→ **Exercise**: Lines with "Write a Python" and "from bokeh.resources import INLINE" mark the range, both included. Reproduce exactly that stretch, without pictures.

########

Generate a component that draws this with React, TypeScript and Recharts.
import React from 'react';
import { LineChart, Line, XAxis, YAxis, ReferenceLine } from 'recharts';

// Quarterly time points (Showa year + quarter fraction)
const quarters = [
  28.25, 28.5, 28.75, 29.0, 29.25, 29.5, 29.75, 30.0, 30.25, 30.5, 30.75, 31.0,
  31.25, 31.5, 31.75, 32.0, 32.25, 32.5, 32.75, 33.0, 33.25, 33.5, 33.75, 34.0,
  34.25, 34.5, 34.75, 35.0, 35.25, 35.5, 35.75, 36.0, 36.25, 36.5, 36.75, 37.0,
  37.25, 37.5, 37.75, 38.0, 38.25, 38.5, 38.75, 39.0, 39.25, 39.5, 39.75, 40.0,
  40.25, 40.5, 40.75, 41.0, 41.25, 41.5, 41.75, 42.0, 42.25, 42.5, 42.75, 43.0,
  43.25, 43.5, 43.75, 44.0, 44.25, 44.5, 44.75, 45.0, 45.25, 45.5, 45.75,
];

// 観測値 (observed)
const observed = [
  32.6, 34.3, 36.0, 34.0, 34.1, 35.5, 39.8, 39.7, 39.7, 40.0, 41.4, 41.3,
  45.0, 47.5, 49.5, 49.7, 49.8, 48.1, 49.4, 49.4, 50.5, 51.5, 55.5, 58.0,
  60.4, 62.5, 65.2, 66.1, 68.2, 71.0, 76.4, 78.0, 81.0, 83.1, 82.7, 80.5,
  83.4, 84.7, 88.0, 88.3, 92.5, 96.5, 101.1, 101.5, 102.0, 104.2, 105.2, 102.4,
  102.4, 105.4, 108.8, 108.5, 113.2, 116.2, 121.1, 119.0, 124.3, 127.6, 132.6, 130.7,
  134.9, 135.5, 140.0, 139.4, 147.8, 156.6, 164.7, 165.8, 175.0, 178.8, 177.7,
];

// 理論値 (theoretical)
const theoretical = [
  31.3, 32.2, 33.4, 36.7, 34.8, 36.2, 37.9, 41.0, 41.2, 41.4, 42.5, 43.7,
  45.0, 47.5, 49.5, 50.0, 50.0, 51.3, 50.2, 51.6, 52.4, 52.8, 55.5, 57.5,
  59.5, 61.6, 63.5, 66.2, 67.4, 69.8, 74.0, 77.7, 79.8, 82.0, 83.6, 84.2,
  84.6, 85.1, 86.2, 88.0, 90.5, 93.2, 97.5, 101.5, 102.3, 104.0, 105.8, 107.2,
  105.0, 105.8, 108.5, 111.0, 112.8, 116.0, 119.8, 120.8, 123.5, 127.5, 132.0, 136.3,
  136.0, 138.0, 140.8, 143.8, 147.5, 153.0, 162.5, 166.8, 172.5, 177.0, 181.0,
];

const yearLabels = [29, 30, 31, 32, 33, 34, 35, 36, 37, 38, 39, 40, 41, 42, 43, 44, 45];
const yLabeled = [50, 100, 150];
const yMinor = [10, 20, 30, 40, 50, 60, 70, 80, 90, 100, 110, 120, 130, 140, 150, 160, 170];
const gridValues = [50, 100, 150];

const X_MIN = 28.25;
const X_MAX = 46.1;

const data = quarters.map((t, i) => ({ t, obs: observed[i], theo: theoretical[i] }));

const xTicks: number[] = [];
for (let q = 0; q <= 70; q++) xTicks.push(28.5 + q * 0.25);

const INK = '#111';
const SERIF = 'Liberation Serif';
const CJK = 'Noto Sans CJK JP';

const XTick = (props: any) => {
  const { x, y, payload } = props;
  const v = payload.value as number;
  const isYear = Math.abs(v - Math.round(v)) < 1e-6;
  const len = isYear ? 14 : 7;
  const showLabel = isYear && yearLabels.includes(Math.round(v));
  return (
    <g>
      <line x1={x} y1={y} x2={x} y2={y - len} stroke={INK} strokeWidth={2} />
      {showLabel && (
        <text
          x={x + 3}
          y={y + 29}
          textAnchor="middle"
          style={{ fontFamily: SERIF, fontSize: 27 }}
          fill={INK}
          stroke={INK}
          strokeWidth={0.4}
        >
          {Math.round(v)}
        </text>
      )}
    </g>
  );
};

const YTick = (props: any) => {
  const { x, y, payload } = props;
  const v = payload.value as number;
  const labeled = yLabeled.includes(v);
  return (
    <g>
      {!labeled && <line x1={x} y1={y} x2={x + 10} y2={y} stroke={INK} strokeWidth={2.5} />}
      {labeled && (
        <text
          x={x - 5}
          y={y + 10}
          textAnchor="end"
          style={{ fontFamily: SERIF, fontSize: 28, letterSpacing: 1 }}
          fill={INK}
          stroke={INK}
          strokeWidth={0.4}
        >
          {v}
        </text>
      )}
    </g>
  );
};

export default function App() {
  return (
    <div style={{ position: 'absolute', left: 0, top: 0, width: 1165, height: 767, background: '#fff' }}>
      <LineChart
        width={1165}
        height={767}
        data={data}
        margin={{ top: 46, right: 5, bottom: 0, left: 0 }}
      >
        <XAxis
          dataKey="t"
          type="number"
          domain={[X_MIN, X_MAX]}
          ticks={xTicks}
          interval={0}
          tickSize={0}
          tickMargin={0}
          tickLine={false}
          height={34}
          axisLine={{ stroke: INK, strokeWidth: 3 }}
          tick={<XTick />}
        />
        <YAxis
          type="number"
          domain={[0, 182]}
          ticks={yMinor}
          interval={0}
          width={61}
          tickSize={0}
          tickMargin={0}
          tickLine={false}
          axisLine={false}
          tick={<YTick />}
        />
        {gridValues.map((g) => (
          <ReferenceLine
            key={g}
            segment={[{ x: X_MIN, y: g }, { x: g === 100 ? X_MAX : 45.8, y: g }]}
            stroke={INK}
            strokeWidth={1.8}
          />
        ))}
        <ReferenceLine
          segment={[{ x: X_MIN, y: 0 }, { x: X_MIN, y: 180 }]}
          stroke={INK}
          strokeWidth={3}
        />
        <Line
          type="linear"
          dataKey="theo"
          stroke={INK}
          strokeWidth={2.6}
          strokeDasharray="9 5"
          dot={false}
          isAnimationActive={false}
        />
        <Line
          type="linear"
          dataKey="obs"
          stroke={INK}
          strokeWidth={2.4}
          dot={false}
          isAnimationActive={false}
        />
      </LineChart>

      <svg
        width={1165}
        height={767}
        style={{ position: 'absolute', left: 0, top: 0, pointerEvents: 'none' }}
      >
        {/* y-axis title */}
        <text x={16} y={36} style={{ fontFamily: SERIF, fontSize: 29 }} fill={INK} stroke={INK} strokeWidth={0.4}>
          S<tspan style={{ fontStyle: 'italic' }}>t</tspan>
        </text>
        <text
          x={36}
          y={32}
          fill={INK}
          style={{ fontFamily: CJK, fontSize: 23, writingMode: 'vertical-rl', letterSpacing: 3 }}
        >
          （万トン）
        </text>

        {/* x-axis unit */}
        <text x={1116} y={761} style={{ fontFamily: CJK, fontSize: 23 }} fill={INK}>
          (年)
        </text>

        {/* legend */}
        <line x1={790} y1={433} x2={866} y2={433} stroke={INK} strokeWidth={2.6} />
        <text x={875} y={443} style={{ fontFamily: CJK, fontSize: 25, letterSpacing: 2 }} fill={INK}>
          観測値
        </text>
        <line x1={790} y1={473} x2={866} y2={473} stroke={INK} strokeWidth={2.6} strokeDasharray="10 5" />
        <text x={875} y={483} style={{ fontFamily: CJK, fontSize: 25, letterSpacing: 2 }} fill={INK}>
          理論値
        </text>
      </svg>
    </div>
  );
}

########

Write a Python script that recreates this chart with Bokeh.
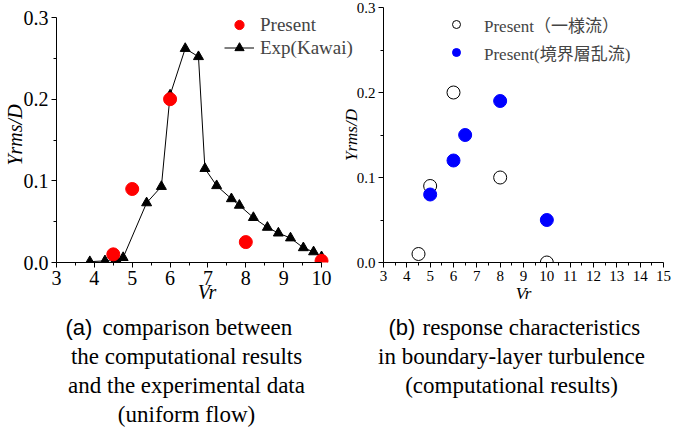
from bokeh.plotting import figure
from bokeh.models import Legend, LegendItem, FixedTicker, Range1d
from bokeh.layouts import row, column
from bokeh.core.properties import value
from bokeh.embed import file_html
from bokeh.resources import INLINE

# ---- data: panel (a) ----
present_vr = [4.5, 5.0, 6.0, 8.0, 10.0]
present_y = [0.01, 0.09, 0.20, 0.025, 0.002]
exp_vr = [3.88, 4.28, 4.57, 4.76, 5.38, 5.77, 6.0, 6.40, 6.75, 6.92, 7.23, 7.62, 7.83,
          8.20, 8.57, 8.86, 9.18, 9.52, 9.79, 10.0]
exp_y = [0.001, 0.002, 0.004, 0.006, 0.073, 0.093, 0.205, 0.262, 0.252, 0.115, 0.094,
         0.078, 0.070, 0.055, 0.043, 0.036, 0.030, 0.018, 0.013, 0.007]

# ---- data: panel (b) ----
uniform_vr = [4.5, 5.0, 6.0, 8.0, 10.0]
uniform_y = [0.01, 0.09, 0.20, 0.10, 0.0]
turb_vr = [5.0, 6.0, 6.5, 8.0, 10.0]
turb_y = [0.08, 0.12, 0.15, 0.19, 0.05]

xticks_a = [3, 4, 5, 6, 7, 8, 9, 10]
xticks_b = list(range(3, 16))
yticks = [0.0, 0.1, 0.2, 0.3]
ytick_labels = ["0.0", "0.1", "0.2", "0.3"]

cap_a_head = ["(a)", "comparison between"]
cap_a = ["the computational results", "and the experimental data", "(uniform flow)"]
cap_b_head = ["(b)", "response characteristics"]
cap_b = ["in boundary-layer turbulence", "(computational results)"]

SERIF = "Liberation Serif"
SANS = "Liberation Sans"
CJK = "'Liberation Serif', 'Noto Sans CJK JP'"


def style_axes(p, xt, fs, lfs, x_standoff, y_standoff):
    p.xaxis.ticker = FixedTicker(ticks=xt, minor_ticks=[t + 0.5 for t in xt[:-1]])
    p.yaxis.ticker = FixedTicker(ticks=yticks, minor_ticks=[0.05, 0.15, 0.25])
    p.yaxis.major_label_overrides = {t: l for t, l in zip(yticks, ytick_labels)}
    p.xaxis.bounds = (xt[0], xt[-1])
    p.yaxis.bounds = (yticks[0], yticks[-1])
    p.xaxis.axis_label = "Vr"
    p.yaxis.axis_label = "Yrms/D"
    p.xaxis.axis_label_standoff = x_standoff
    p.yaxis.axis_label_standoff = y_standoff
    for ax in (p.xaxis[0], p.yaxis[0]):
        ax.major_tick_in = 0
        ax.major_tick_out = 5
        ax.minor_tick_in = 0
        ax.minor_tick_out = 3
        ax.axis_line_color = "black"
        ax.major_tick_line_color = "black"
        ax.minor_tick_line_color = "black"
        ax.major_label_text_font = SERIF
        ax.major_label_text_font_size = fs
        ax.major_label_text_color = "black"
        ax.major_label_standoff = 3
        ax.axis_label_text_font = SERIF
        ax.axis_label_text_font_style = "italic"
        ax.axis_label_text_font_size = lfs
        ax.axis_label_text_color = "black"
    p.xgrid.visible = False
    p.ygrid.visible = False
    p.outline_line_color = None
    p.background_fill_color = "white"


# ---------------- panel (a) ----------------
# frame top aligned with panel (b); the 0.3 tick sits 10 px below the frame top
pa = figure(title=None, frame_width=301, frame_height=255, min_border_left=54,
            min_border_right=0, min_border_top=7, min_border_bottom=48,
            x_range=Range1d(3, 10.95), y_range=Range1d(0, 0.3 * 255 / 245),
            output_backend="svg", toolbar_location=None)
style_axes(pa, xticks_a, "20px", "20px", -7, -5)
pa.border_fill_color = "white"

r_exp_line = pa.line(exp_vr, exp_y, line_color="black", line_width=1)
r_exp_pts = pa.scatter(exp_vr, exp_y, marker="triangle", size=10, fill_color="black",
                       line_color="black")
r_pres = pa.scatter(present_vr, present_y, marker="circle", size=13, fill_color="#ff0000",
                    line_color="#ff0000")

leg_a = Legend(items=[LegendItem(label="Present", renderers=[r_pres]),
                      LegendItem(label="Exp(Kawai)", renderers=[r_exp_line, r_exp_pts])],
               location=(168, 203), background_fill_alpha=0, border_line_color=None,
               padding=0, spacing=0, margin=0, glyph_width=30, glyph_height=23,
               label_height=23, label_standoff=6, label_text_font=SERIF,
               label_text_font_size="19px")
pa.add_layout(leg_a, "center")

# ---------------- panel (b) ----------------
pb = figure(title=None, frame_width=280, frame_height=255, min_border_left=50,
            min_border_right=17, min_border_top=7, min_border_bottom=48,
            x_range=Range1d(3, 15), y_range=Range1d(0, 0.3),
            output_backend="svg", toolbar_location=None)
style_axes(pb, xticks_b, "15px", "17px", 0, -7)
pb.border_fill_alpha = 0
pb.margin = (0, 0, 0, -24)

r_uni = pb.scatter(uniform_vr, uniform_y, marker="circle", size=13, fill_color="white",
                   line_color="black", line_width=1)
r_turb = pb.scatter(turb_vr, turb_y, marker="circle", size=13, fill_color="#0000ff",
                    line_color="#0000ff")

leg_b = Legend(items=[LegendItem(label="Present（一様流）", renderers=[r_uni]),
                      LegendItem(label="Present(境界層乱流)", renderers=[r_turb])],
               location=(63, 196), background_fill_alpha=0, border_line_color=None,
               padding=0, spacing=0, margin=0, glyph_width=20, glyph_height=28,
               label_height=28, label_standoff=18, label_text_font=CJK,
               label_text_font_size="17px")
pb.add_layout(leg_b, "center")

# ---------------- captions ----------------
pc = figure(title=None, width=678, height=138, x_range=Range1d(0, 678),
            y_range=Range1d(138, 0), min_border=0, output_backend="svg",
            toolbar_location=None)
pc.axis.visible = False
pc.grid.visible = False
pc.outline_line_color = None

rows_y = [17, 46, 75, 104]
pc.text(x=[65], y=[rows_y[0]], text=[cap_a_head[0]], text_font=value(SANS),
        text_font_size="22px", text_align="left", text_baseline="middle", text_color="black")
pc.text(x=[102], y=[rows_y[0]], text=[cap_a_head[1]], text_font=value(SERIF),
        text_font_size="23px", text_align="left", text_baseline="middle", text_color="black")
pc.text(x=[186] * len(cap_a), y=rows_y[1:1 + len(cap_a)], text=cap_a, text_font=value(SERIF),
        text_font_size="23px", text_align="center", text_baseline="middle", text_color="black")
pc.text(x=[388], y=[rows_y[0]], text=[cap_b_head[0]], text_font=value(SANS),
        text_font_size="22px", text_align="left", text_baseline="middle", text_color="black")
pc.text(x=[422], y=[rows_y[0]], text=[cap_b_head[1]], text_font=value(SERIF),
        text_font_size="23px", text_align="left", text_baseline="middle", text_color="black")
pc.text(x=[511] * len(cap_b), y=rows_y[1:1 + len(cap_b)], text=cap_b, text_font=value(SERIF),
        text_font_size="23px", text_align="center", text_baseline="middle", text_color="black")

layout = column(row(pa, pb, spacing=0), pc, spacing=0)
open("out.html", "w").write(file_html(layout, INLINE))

########

→ **Written reply**:
Write a Python script that recreates this chart with Bokeh.
from bokeh.plotting import figure
from bokeh.models import Legend, LegendItem, FixedTicker, Range1d
from bokeh.layouts import row, column
from bokeh.core.properties import value
from bokeh.embed import file_html
from bokeh.resources import INLINE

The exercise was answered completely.